Earth Day is Wednesday, April 22nd this year. It’s also the 50th anniversary of Earth Day!
Typically on Earth Day, kids, families and individuals celebrate our planet Earth by planting trees while wearing “Earth Day” t-shirts (oh, the irony). Those community service projects won’t be happening this year, but here are some other things you can do:
- Stay home – don’t drive anywhere.
- Don’t dry clean your nice work clothes.
- Have a zoom meeting instead of traveling to an in-person meeting.
- Eat what’s in your fridge and pantry to reduce food waste.
- Cancel your vacation to France and visit the Louvre online for free!
You’re already doing all of those things, you say? Great!
If you are looking for things you can do to celebrate, take a look at EarthDay.org’s 22-Day Earth Day Challenge. Each day in April leading up to Earth Day, they put out small “challenges” or suggestions of things you can do to help the earth. Examples include, switching to green power in your home, reading suggestions to expand your knowledge of climate issues, and committing to Vote Earth.

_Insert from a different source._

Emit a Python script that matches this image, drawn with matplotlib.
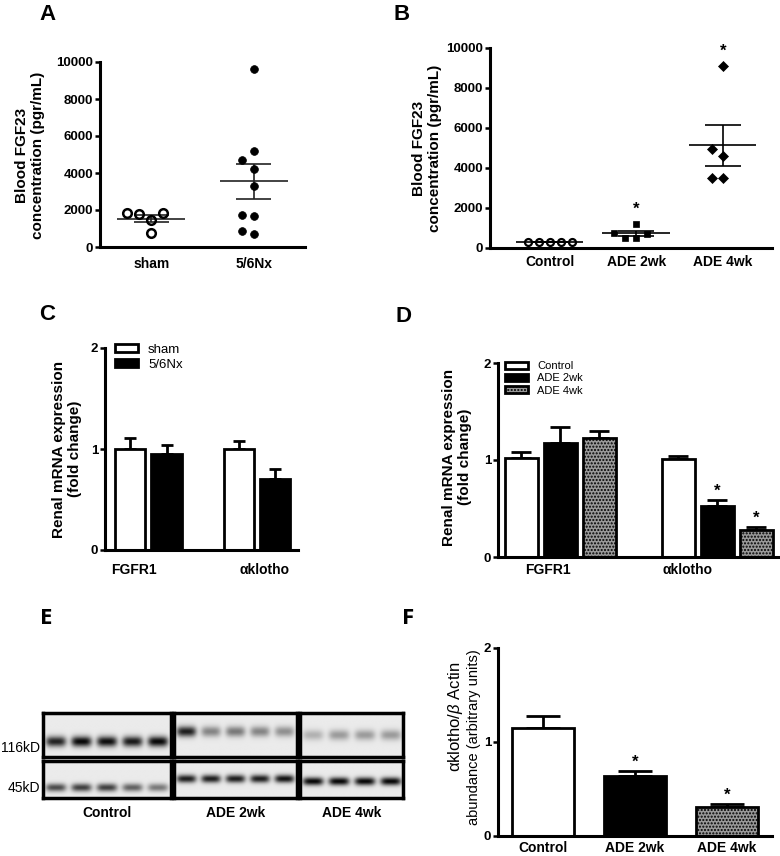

I’m curious to see how the COVID-19 pandemic will affect global carbon emissions. I think most people anticipate that CO2 emissions will drop, but by how much and whether the change will last is anyone’s guess.
Emissions from transportation (flights, commuting, etc) will go down in the short term. But when this is all over, will people continue to work from home and have zoom meetings rather than drive into an office or take business flights to meet in person? Yet to be seen.
People are also reducing food waste by using up what’s in their fridge and pantries before going to the store to buy more. This is another upside that will hopefully become a habit that will outlive the coronavirus.
On the other hand, what about disposable products? Putting aside all the masks and gloves and other PPE that is being used these days (it’s necessary, I know), a lot of grocery stores and coffee shops are no longer allowing people to bring their own bags, containers for bulk items, or mugs for coffee. I understand why it wouldn’t be smart to have baristas handling multiple reusable coffee mugs, but it seems to me that reusable cloth grocery bags can still be used safely. I almost always use the self-check out, and bag my own groceries, so the cashiers aren’t touching my bags. In fact, I’ve continued to bring my own bag, and no one has stopped me. I worry that the progress we’ve made recently in encouraging people to use fewer single-use items will go out the window. After this is over, people will have gotten out of the habit of remembering to bring their cloth bag or reusable mug. Plus, there will probably be lingering fears and germophobia that will dissuade people from using reusable products.
If history is any indication, COVID-19 will be but another mere blip in the upward trajectory of global climate emissions.
Let’s hope something better comes from all this.